30-year Treasury yield spikes to 5.09%, 10-year yield hits 4.61% as GOP bill raises deficit concerns
Treasury yields moved back to levels that have pressured the economy and financial markets in the past as investors feared a new U.S. tax bill could worsen the country’s budget deficit, a risk highlighted in a Moody’s downgrade of the U.S. credit rating to end last week.
The 30-year Treasury bond yield was up about 12 basis points to 5.09%, breaking above the key 5% level for the second time this week and reaching a level not seen since October 2023. The 10-year yield topped 4.6%, and was last 11 basis points higher at 4.59%, returning to levels that caused turmoil in the markets back in April and played a part in President Donald Trump pausing his stiffest tariffs. The 2-year yield advanced 4 basis points, reaching 4.01%. One basis point is equivalent to 0.01%, and yields and prices move in opposite directions.
A poor auction at 1 p.m. ET for 20-year debt was the catalyst for taking yields to their highs of the session. BMO called the 20-year auction “lackluster.” The fear is that the buying appetite for U.S. Treasurys could be drying up as the supply of new debt to pay our bills increases.
Investors are keeping an eye on discussions around U.S. President Donald Trump’s budget bill with Republicans haggling over the size of deductions for state and local taxes. Republicans worried about the spending in the bill are meeting with Trump at the White House on Wednesday to hammer out disagreements. If approved by Memorial Day, as is the goal for House speaker Mike Johnson, the bill could end up increasing the U.S. government’s deficit by trillions at a time when fears of a flare-up in inflation due to Trump tariffs are already weighing on bond prices and boosting yields.

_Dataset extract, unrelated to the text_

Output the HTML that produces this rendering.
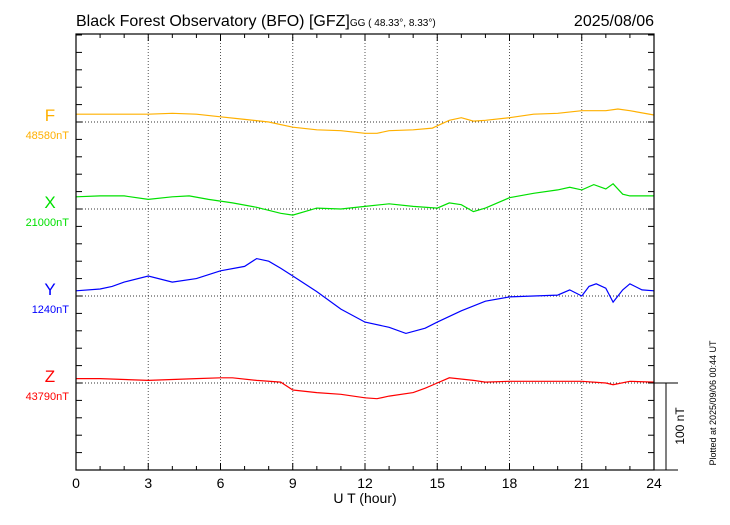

“While the selling of U.S. Treasuries in the immediate aftermath of the Moody’s downgrade was relatively modest, Treasury yields have climbed steadily since the end of April as budget negotiations have come to the fore,” wrote Mark Haefele, UBS Global Wealth Management chief investment officer, in a note Wednesday. The Republicans’ bill “is expected to add trillions of dollars to the country’s [$36 trillion] deficit over the next decade. This will likely lead to an increase in the supply of Treasury debt, exerting pressure on the bond market.”
Late Friday, Moody’s downgraded the U.S. government’s credit rating, citing the increasing burden of financing the government’s ballooning budget deficit. That sent the 30-year Treasury yield surging past 5% on Monday for the first time this week.
“We do not believe that material multi-year reductions in mandatory spending and deficits will result from current fiscal proposals under consideration,” Moody’s said in the report.
Bridgewater Associates founder and billionaire Ray Dalio added on Monday that the Moody’s downgrade poses a greater threat to U.S. Treasurys than realized, as the credit agency isn’t even considering the risk of the federal government printing money to pay its debt.
“They don’t include the greater risk that the countries in debt will print money to pay their debts thus causing holders of the bonds to suffer losses from the decreased value of the money they’re getting (rather than from the decreased quantity of money they’re getting),” Dalio said in a post on social media platform X.
If government issues more and more debt to pay its rising obligations, the increased supply would theoretically lower bond prices and spike yields.
Economists, for now, are not expecting a recession this year now that Trump has backed off his highest tariffs. However, with 30-year and 10-year yields as benchmarks for consumer loans like mortgages, rising rates could raise that recession risk.
The Mortgage Bankers Association said on Wednesday that mortgage applications dropped 5.1% in the previous week because of rising rates.